On April 26, 2018, the U.S. International Trade Commission issued long-awaited new rules. The new rules will publish shortly in the Federal Register and take effect 30 days after publication.
Many of the new rules either make clerical corrections or harmonize different rules that have been updated through the years. Several of the new rules will dramatically impact Section 337 practices going forward. The following rules highlight some of the important changes of which practitioners should be aware.
Severance: The most significant new rules grant the Commission and ALJs the authority to sever a single case into one or more cases. 19 C.F.R. §§ 210.10(a)(6) and 210.14(h). Before these new rules issued, the Commission had authorized an ALJ to sever a complaint into multiple cases. In Certain Electronic Devices, Including Mobile Phones, Tablet Computers, and Components Thereof, Inv. No. 337-TA-1038, the Commission authorized the presiding ALJ to sever the investigation into multiple cases and the Chief ALJ to reassign the severed case to another ALJ. Notice, 82 Fed. Reg. 8626-27. Chief ALJ Bullock assigned himself as presiding ALJ, severed the case into two case,each having four patents, and assigned the severed case to another ALJ (Inv. No. 337-TA-1039). The new rules specifically authorize the Commission to sever a complaint into multiple cases “where necessary to allow efficient adjudication.” 19 C.F.R. § 210.10(a)(6). The new rules also authorize an ALJ to sever a case upon motion or sua sponte for “efficient adjudication.” 19 C.F.R. § 210.14(h). If an ALJ severs a case, the severed cases will remain with the same ALJ unless the Chief ALJ reassigns the severed case(s) to a different ALJ.
100-Day Proceeding: The next significant new rule formalizes the Commission’s “100-Day proceedings.” 19 C.F.R. §§ 210.10(b)(3), 210.42, 210.43. Previously, under the Commission’s 100-Day proceedings, the Commission would identify an issue as potentially dispositive and require the ALJ to issue a decision on that issue within 100 days of institution. The Commission has implemented a 100-Day proceeding eight times (seven times after the Commission formally announced its pilot program (see https://www.usitc.gov/press_room/featured_news/pilot_program_will_test_early_disposition_certain.htm)).

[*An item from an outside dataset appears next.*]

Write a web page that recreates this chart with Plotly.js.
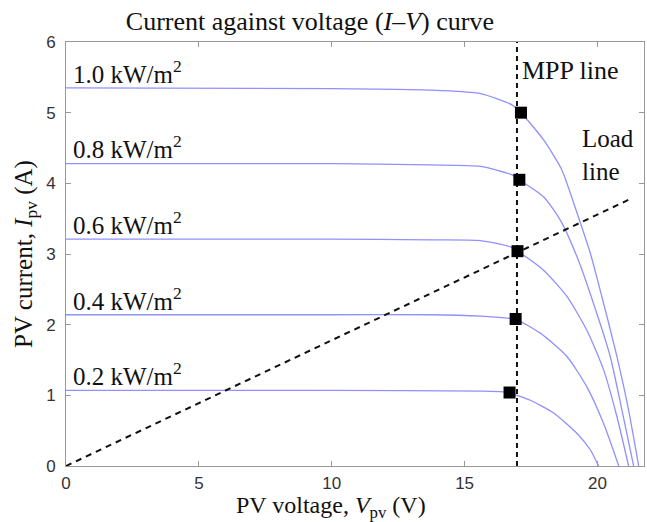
<!DOCTYPE html>
<html>
<head>
<meta charset="utf-8">
<script src="https://cdn.plot.ly/plotly-3.0.1.min.js"></script>
<style>html,body{margin:0;padding:0;background:#fff}#chart{width:647px;height:522px}</style>
</head>
<body>
<div id="chart"></div>
<script>
// Irradiance labels
const irradianceLabels = ["1.0 kW/m<sup>2</sup>", "0.8 kW/m<sup>2</sup>", "0.6 kW/m<sup>2</sup>", "0.4 kW/m<sup>2</sup>", "0.2 kW/m<sup>2</sup>"];

// I-V curves (voltage V, current A)
const v10 = [0, 10, 13.7, 15.6, 16.78, 17.12, 17.47, 18.0, 18.66, 19.23, 19.73, 20.23, 20.73, 21.17, 21.55];
const i10 = [5.35, 5.34, 5.32, 5.27, 5.11, 5.00, 4.85, 4.60, 4.19, 3.58, 3.01, 2.30, 1.55, 0.79, 0];

const v08 = [0, 10, 13.7, 15.6, 16.78, 17.06, 17.97, 18.6, 19.23, 19.85, 20.48, 20.92, 21.36];
const i08 = [4.28, 4.28, 4.26, 4.24, 4.12, 4.05, 3.81, 3.48, 2.96, 2.30, 1.55, 0.79, 0];

const v06 = [0, 10, 13.7, 15.6, 16.72, 16.99, 17.97, 18.85, 19.6, 20.23, 20.73, 21.17];
const i06 = [3.21, 3.21, 3.20, 3.19, 3.10, 3.04, 2.77, 2.40, 1.92, 1.36, 0.70, 0];

const v04 = [0, 10, 13.7, 15.6, 16.7, 16.92, 17.85, 18.85, 19.6, 20.23, 20.8];
const i04 = [2.14, 2.14, 2.14, 2.12, 2.09, 2.08, 1.88, 1.55, 1.12, 0.60, 0];

const v02 = [0, 10, 15.71, 16.45, 16.69, 16.97, 17.47, 18.35, 19.23, 19.73, 20.04];
const i02 = [1.07, 1.07, 1.06, 1.05, 1.04, 1.00, 0.93, 0.75, 0.46, 0.23, 0];

// Maximum power points
const mppV = [17.12, 17.06, 16.99, 16.92, 16.69];
const mppI = [5.00, 4.05, 3.04, 2.08, 1.04];

// MPP line and load line
const mppLineV = [16.97, 16.97];
const mppLineI = [0, 6];
const loadLineV = [0, 21.3];
const loadLineI = [0, 3.79];

// Label anchor positions (data units)
const labelV = [0.2, 0.2, 0.2, 0.2, 0.2];
const labelI = [5.58, 4.51, 3.44, 2.37, 1.30];

const curveColor = "#9090ff";
const curves = [[v10, i10], [v08, i08], [v06, i06], [v04, i04], [v02, i02]];

const traces = curves.map((c, k) => ({
  x: c[0], y: c[1], type: "scatter", mode: "lines",
  line: {color: curveColor, width: 1.3, shape: "spline", smoothing: 0.6},
  name: irradianceLabels[k], hoverinfo: "x+y"
}));

traces.push({
  x: mppLineV, y: mppLineI, type: "scatter", mode: "lines",
  line: {color: "#111", width: 2, dash: "5px,4px"}, name: "MPP line"
});
traces.push({
  x: loadLineV, y: loadLineI, type: "scatter", mode: "lines",
  line: {color: "#111", width: 2, dash: "6px,5px"}, name: "Load line"
});
traces.push({
  x: mppV, y: mppI, type: "scatter", mode: "markers",
  marker: {symbol: "square", size: 12, color: "#000"}, name: "MPP"
});

const serif = "Liberation Serif, Times New Roman, serif";
const sans = "Liberation Sans, Arial, sans-serif";

const annotations = irradianceLabels.map((t, k) => ({
  x: labelV[k], y: labelI[k], xref: "x", yref: "y", text: t, showarrow: false,
  xanchor: "left", yanchor: "middle", font: {family: serif, size: 25, color: "#111"}
}));
annotations.push({x: 17.1, y: 5.6, xref: "x", yref: "y", text: "MPP line", showarrow: false,
  xanchor: "left", yanchor: "middle", font: {family: serif, size: 26, color: "#111"}});
annotations.push({x: 19.35, y: 4.4, xref: "x", yref: "y", text: "Load<br>line", showarrow: false,
  xanchor: "left", yanchor: "middle", align: "left", font: {family: serif, size: 25, color: "#111"}});
// x-axis title (placed like the reference, left of the axis centre)
annotations.push({x: 0.458, y: 0, xref: "paper", yref: "paper", yanchor: "top", yshift: -24,
  text: "PV voltage, <i>V</i><sub>pv</sub> (V)", showarrow: false,
  font: {family: serif, size: 24, color: "#111"}});

const axisCommon = {
  showline: true, linecolor: "#999", linewidth: 1, mirror: "ticks",
  ticks: "inside", ticklen: 5, tickcolor: "#999", showgrid: false, zeroline: false,
  tickfont: {family: sans, size: 17, color: "#333"}
};

const layout = {
  width: 647, height: 522,
  margin: {l: 66, r: 3, t: 42, b: 56},
  paper_bgcolor: "#fff", plot_bgcolor: "#fff",
  showlegend: false,
  title: {text: "Current against voltage (<i>I–V</i>) curve", x: 0.422, xref: "paper", xanchor: "center",
    y: 0.96, yref: "container", yanchor: "middle", font: {family: serif, size: 26, color: "#111"}},
  xaxis: Object.assign({}, axisCommon, {range: [0, 21.75], tickvals: [0, 5, 10, 15, 20],
    ticklabelstandoff: 2}),
  yaxis: Object.assign({}, axisCommon, {range: [0, 6], tickvals: [0, 1, 2, 3, 4, 5, 6],
    ticklabelstandoff: 6,
    title: {text: "PV current, <i>I</i><sub>pv</sub> (A)", standoff: 6, font: {family: serif, size: 25, color: "#111"}}}),
  annotations: annotations
};

Plotly.newPlot("chart", traces, layout, {displayModeBar: false});
</script>
</body>
</html>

The new rules provide additional guidance regarding the proceeding, including that it may only be instituted by the Commission (§ 210.10(b)(3)), the ALJ may stay discovery on other issues (id.), a party must seek review within 5 days of any initial determination on a 100-day proceeding (§ 210.43(a)(1)), an initial determination will become final 30 days after issuance unless subject to review (§ 210.42(h)), and the Commission must determine whether to review an initial determination within 30 days after its issuance (§ 210.43(d)(1)).
Subpoenas: The new rules allow a third party to submit objections to a subpoena, and the party that obtained the subpoena may request judicial certification after receiving the objections. 19 C.F.R. § 210.32(d)(1). A third party’s only previous option was to file a motion to quash. The new rule affords third parties more flexibility in responding to subpoenas.
Scope: The new rules clarify that the notice of institution will clearly state the scope of the investigation, identifying products or categories of products at issue. 19 C.F.R. § 210.10(b)(1). The new rule aligns the notice of institution with existing requirements that the Complaint identify the scope of products at issue (19 C.F.R. § 210.12(a)(12)).
Service: The new rules allow the ALJ to impose requirements for electronic service to ensure the proper handling of documents containing confidential business information. 19 C.F.R. § 201.16(f). The Commission issues annual reports on any investigations into possible breaches of an administrative protective order (see 83 Fed. Reg. 17843-49), and the new rule is generally intended to provide security consistent with evolving technology.
Expert discovery: The new rules protect drafts of expert reports akin to the protections afforded by Federal Rule of Civil Procedure 26. 19 C.F.R. § 210.27(e)(5) and (g)(3). Although parties often reach informal agreements regarding expert discovery, this rule formalizes those provisions and imposes them on all parties, including any Staff Attorney from the Office of Unfair Import Investigations.
There are several other revisions (e.g., the complaint must identify the expiration date of any asserted patent (19 C.F.R. § 210.12(a)(9)), but the above highlights some of the key changes of which parties should be aware.